Barony in the Peerage of the United Kingdom

Baron Nunburnholme, of the City of Kingston-upon-Hull, is a title in the Peerage of the United Kingdom. It was created in 1906 for the former Liberal Member of Parliament for Hull and Hull West, Charles Wilson. His son, the second Baron, also represented Hull West in Parliament as a Liberal and served as Lord Lieutenant of the East Riding of Yorkshire between 1908 and 1924. The title descended from father to son until the death of the second Baron's grandson, the fourth Baron, in 1999. The late Baron was succeeded by his younger brother, the fifth Baron. Since 2000, the title has been held by the latter's son, the sixth Baron.

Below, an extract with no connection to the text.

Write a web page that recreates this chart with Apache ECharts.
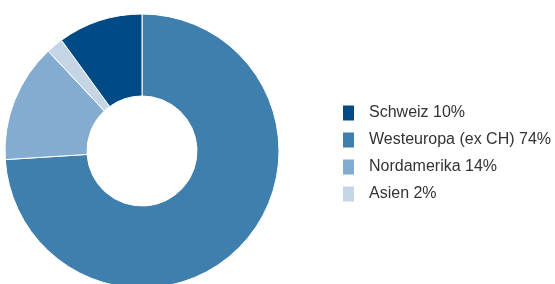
<!DOCTYPE html>
<html>
<head>
<meta charset="utf-8">
<script src="https://cdn.jsdelivr.net/npm/echarts@6/dist/echarts.min.js"></script>
<style>
  html, body { margin: 0; padding: 0; background: #fff; }
  #chart { width: 555px; height: 284px; }
</style>
</head>
<body>
<div id="chart"></div>
<script>
// Regionen in Zeichenreihenfolge (im Uhrzeigersinn ab 12 Uhr)
var regions = ['Westeuropa (ex CH) 74%', 'Nordamerika 14%', 'Asien 2%', 'Schweiz 10%'];
var shares = [74, 14, 2, 10];
var colors = ['#3f7fae', '#84abd0', '#c6d5e6', '#004a85'];
// Legendenreihenfolge
var legendOrder = ['Schweiz 10%', 'Westeuropa (ex CH) 74%', 'Nordamerika 14%', 'Asien 2%'];

var pieData = [];
for (var i = 0; i < regions.length; i++) {
    pieData.push({ name: regions[i], value: shares[i], itemStyle: { color: colors[i] } });
}

var myChart = echarts.init(document.getElementById('chart'));
myChart.setOption({
    animation: false,
    legend: {
        orient: 'vertical',
        left: 343,
        top: 105,
        padding: 0,
        itemWidth: 11,
        itemHeight: 15,
        itemGap: 11,
        icon: 'rect',
        itemStyle: { borderWidth: 0 },
        data: legendOrder,
        textStyle: {
            fontFamily: 'Liberation Sans',
            fontSize: 16,
            lineHeight: 15,
            color: '#333',
            padding: [1, 0, 0, 10]
        }
    },
    series: [{
        type: 'pie',
        center: [142, 151],
        radius: [55, 137],
        startAngle: 90,
        clockwise: true,
        label: { show: false },
        labelLine: { show: false },
        itemStyle: { borderColor: '#fff', borderWidth: 1 },
        emphasis: { disabled: true },
        data: pieData
    }]
});
</script>
</body>
</html>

==Baron Nunburnholme (1906)==
- Charles Henry Wilson, 1st Baron Nunburnholme (1833–1907)
- Charles Henry Wellesley Wilson, 2nd Baron Nunburnholme (1875–1924)
- Charles John Wilson, 3rd Baron Nunburnholme (1904–1974)
- Ben Charles Wilson, 4th Baron Nunburnholme (1928–1998)
- Charles Thomas Wilson, 5th Baron Nunburnholme (1935–2000)
- Stephen Charles Yanath Wilson, 6th Baron Nunburnholme (b. 1973)

The heir apparent is the present holder's son, the Hon. Charles Taiyo Christobal Wilson (b. 2002).